The first Zero Energy Building (ZEB) in South-east Asia retrofitted from an existing building.
Converted from a three-storey former workshop, ZEB houses offices, classrooms and a resource centre.
The ZEB is a zero energy building because the building produces enough energy to run itself. As a critical test-bedding facility, the 4,500 m2 building aims to produce enough energy to power the building.
In all, the building will save S$84,000* a year in energy cost compared to typical office in Singapore.
The building aims to achieve this through a combination of green building technology, clever building design that takes advantages of natural ventilation and lighting (this is called ‘passive design’), and the hamessing of solar energy.
*based on an electricity tariff of 21.69 cents/kWh.
The Zero Energy Building (ZEB) was conceived with the following objectives in mind:
Located within the BCA Academy, ZEB is retrofitted from an existing building, the first to be achieved in Singapore.
It is a tripartite collaborative effort between BCA, NUS and MOE, partially funded by the MND Research Fund and EDB’s Clean Energy Research Program.
The Inter-Ministerial Committee on Sustainable Development (IMCSD) has set a target for the building industry, which is to achieve 80% Green Mark Certification for all buildings by the year 2030.
To achieve this target, many existing buildings will have to be greened. The ZEB is such an existing building.

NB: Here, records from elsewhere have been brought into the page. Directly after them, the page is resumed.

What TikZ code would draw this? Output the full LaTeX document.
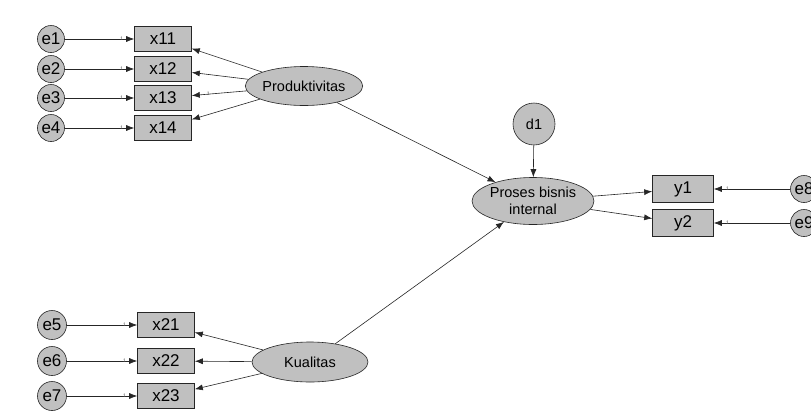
\documentclass[tikz,border=0pt]{standalone}
\usepackage{fontspec}
\setmainfont{Liberation Sans}
\usetikzlibrary{arrows.meta,shapes.geometric}
\definecolor{amosgray}{HTML}{C0C0C0}
\begin{document}
\begin{tikzpicture}[x=1pt,y=-1pt,
  every node/.style={inner sep=0pt},
  obs/.style={draw=black!85, fill=amosgray, line width=0.6pt, minimum width=57pt, minimum height=25pt, font=\fontsize{17}{17}\selectfont},
  err/.style={draw=black!85, fill=amosgray, line width=0.6pt, circle, minimum size=27pt, font=\fontsize{17}{17}\selectfont},
  lat/.style={draw=black!85, fill=amosgray, line width=0.6pt, ellipse, font=\fontsize{14.5}{14.5}\selectfont, align=center},
  path/.style={draw=black!85, line width=0.6pt, -{Latex[length=8pt,width=6pt]}},
  one/.style={font=\fontsize{5}{5}\selectfont, text=black!70}
]
\useasboundingbox (0,0) rectangle (811,416);
\fill[white] (0,0) rectangle (811,416);

% indicators of Produktivitas
\node[obs] (x11) at (163,39) {x11};
\node[obs] (x12) at (163,69) {x12};
\node[obs] (x13) at (163,98) {x13};
\node[obs] (x14) at (163,128) {x14};
\node[err] (e1) at (51,39) {e1};
\node[err] (e2) at (51,69) {e2};
\node[err] (e3) at (51,98) {e3};
\node[err] (e4) at (51,128) {e4};

% indicators of Kualitas
\node[obs] (x21) at (166,325) {x21};
\node[obs] (x22) at (166,361) {x22};
\node[obs] (x23) at (166,396) {x23};
\node[err, minimum size=29pt] (e5) at (52,325) {e5};
\node[err, minimum size=29pt] (e6) at (52,361) {e6};
\node[err, minimum size=29pt] (e7) at (52,396) {e7};

% latent variables
\node[lat, minimum width=112pt, minimum height=39pt] (prod) at (304,86) {Produktivitas};
\node[lat, minimum width=116pt, minimum height=40pt] (kual) at (310,362) {Kualitas};
\node[lat, minimum width=120pt, minimum height=47pt] (pbi) at (533,201) {Proses bisnis\\[2pt]internal};
\node[err, minimum size=42pt, font=\fontsize{14.5}{14.5}\selectfont] (d1) at (534,124) {d1};

% indicators of Proses bisnis internal
\node[obs, minimum width=61pt, minimum height=27pt] (y1) at (683,189) {y1};
\node[obs, minimum width=61pt, minimum height=27pt] (y2) at (683,223) {y2};
\node[err] (e8) at (804,189) {e8};
\node[err] (e9) at (804,223) {e9};

% error paths
\foreach \e/\x in {e1/x11,e2/x12,e3/x13,e4/x14,e5/x21,e6/x22,e7/x23,e8/y1,e9/y2}
  \draw[path] (\e) -- node[one, pos=0.82] {1} (\x);

% loadings
\draw[path] (prod) -- (x11);
\draw[path] (prod) -- (x12);
\draw[path] (prod) -- node[one, pos=0.7] {1} (x13);
\draw[path] (prod) -- (x14);
\draw[path] (kual) -- (x21);
\draw[path] (kual) -- (x22);
\draw[path] (kual) -- (x23);
\draw[path] (pbi) -- (y1);
\draw[path] (pbi) -- (y2);

% structural paths
\draw[path] (prod) -- (pbi);
\draw[path] (kual) -- (pbi);
\draw[path] (d1) -- (pbi);
\end{tikzpicture}
\end{document}
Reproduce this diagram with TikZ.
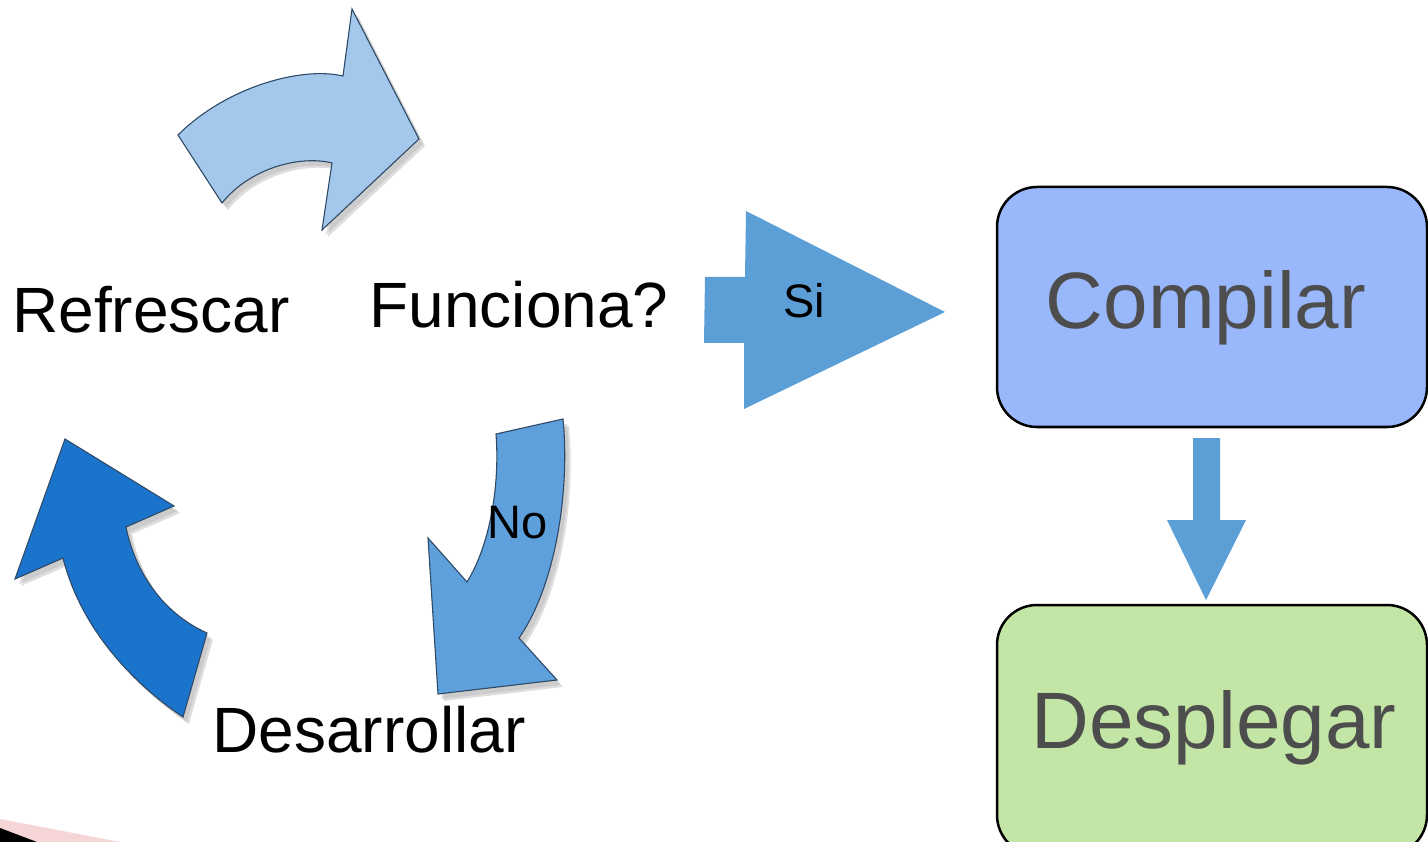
\documentclass[tikz,border=0pt]{standalone}
\usepackage{fontspec}
\setmainfont{Liberation Sans}
\definecolor{lightarr}{HTML}{A4C8EC}
\definecolor{darkarr}{HTML}{1B74CC}
\definecolor{midarr}{HTML}{5EA0DC}
\definecolor{siarr}{HTML}{5B9FD6}
\definecolor{outl}{HTML}{2E4A66}
\definecolor{boxblue}{HTML}{99B8FC}
\definecolor{boxgreen}{HTML}{C3E5A6}
\definecolor{boxtext}{HTML}{4D4D4D}
\definecolor{pinkband}{HTML}{F5D5D5}
\definecolor{shadowc}{HTML}{B8B8B8}
\tikzset{
  blockarrow/.style={draw=outl, line width=1.1pt, line join=miter},
  shadowarrow/.style={fill=shadowc, opacity=0.45},
  roundbox/.style={draw=black, line width=2.5pt, rounded corners=40pt, minimum width=430pt, inner sep=0pt},
  bigtext/.style={font=\fontsize{64}{70}\selectfont, inner sep=0pt, anchor=base},
  boxlabel/.style={font=\fontsize{80}{90}\selectfont, text=boxtext, inner sep=0pt, anchor=base},
  smalltext/.style={font=\fontsize{47}{52}\selectfont, inner sep=0pt, anchor=base}
}
\begin{document}
\begin{tikzpicture}[x=1pt,y=-1pt]
\useasboundingbox (0,0) rectangle (1428,842);
\fill[white] (0,0) rectangle (1428,842);

% ---- top curved arrow (Refrescar -> Funciona?)
\def\toparrow{(178,135) .. controls (225,88) and (300,66) .. (343,76)
  -- (352,9) -- (419,139) -- (322,230) -- (332,163)
  .. controls (300,155) and (250,168) .. (222,203) -- cycle}
\begin{scope}[shift={(4,5)}]\fill[shadowarrow] \toparrow;\end{scope}
\begin{scope}[shift={(6,7)}]\fill[shadowarrow] \toparrow;\end{scope}
\path[blockarrow, fill=lightarr] \toparrow;

% ---- bottom-left curved arrow (Desarrollar -> Refrescar)
\def\leftarrowshape{(65,439) -- (174,506) -- (126,527)
  .. controls (134,568) and (160,612) .. (207,633)
  -- (183,717) .. controls (128,680) and (80,625) .. (63,558)
  -- (15,579) -- cycle}
\begin{scope}[shift={(4,5)}]\fill[shadowarrow] \leftarrowshape;\end{scope}
\begin{scope}[shift={(6,7)}]\fill[shadowarrow] \leftarrowshape;\end{scope}
\path[blockarrow, fill=darkarr] \leftarrowshape;

% ---- No arrow (Funciona? -> Desarrollar)
\def\noarrow{(496,434) -- (563,419)
  .. controls (570,490) and (556,585) .. (519,638)
  -- (557,680) -- (438,694) -- (428,538) -- (467,582)
  .. controls (490,545) and (500,485) .. cycle}
\begin{scope}[shift={(4,5)}]\fill[shadowarrow] \noarrow;\end{scope}
\begin{scope}[shift={(6,7)}]\fill[shadowarrow] \noarrow;\end{scope}
\path[blockarrow, fill=midarr] \noarrow;

% ---- Si arrow
\fill[siarr] (705,277) -- (745,277) -- (746,211) -- (945,312) -- (744,409) -- (744,343) -- (704,343) -- cycle;

% ---- boxes
\node[roundbox, fill=boxblue, minimum height=240pt] (compilar) at (1212,307) {};
\node[roundbox, fill=boxgreen, minimum height=250pt] (desplegar) at (1212,730) {};

% ---- arrow between boxes
\fill[siarr] (1193,438) -- (1220,438) -- (1220,520) -- (1246,520) -- (1206,600) -- (1167,520) -- (1193,520) -- cycle;

% ---- texts
\node[bigtext] (refrescar) at (151,333) {Refrescar};
\node[bigtext] (funciona) at (519,328) {Funciona?};
\node[bigtext] (desarrollar) at (369,752) {Desarrollar};
\node[boxlabel] (tcompilar) at (1206,329) {Compilar};
\node[boxlabel] (tdesplegar) at (1214,748) {Desplegar};
\node[smalltext] (si) at (804,318) {Si};
\node[smalltext] (no) at (518,538) {No};

% ---- corner decoration
\fill[pinkband] (0,819) -- (120,842) -- (0,842) -- cycle;
\fill[black] (0,828) -- (37,842) -- (0,842) -- cycle;
\end{tikzpicture}
\end{document}
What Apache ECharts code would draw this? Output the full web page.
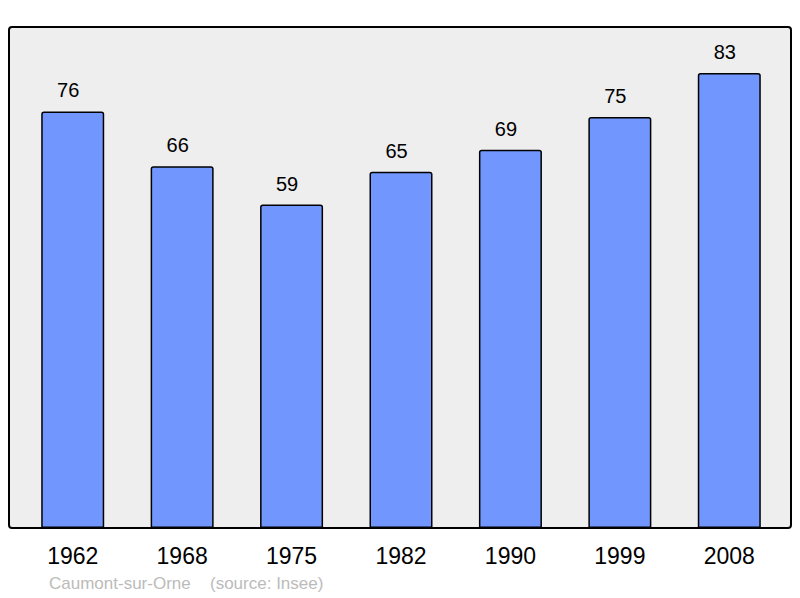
<!DOCTYPE html>
<html><head><meta charset="utf-8">
<script src="https://cdn.jsdelivr.net/npm/echarts@6/dist/echarts.min.js"></script>
<style>html,body{margin:0;padding:0;background:#fff}#c{width:800px;height:598px}</style>
</head><body><div id="c"></div>
<script>
const years = ['1962','1968','1975','1982','1990','1999','2008'];
const population = [76, 66, 59, 65, 69, 75, 83];
const townName = 'Caumont-sur-Orne';
const sourceText = '(source: Insee)';

const chart = echarts.init(document.getElementById('c'), null, {renderer: 'svg'});
chart.setOption({
  animation: false,
  backgroundColor: '#ffffff',
  graphic: [
    {type: 'rect', z: -10, shape: {x: 9, y: 27, width: 782, height: 501, r: 3},
     style: {fill: '#eeeeee', stroke: '#000', lineWidth: 2}},
    {type: 'text', left: 49, top: 575, style: {text: townName, fill: '#bbbbbb', font: '17px "Liberation Sans", Arial, sans-serif'}},
    {type: 'text', left: 210, top: 575, style: {text: sourceText, fill: '#bbbbbb', font: '17px "Liberation Sans", Arial, sans-serif'}}
  ],
  grid: {left: 18, right: 16, top: 27, bottom: 70, containLabel: false},
  xAxis: {
    type: 'category', data: years,
    axisLine: {show: false}, axisTick: {show: false},
    axisLabel: {color: '#000', fontSize: 23, margin: 16, fontFamily: '"Liberation Sans", Arial, sans-serif'}
  },
  yAxis: {
    type: 'value', min: 0, max: 91.4,
    show: false, splitLine: {show: false}
  },
  series: [{
    type: 'bar', data: population, barWidth: 63,
    itemStyle: {color: '#7197ff', borderColor: '#000', borderWidth: 1.5, borderRadius: [2,2,0,0]},
    label: {show: true, position: 'top', distance: 11, offset: [-4.5, 0], color: '#000', fontSize: 20,
      fontFamily: '"Liberation Sans", Arial, sans-serif'}
  }]
});
</script></body></html>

The lessons learned and the experience gained in the construction and operation of ZEB will therefore be very useful and valuable as the building industry journeys to achieve the set targets.
The technology that are being test bedded in ZEB at the moment will have potential applications for many of the existing buildings that will be striving to achieve Green Mark Certification in the not too distant future.
Zero Energy also refers to energy self sufficiency without the need to tap on power supply from the grid at all. For energy scare Singapore which is also devoid of natural resources, the success of ZEB in achieving this target is exciting and has tremendous implications on the way energy is used in Singapore for specific types of buildings.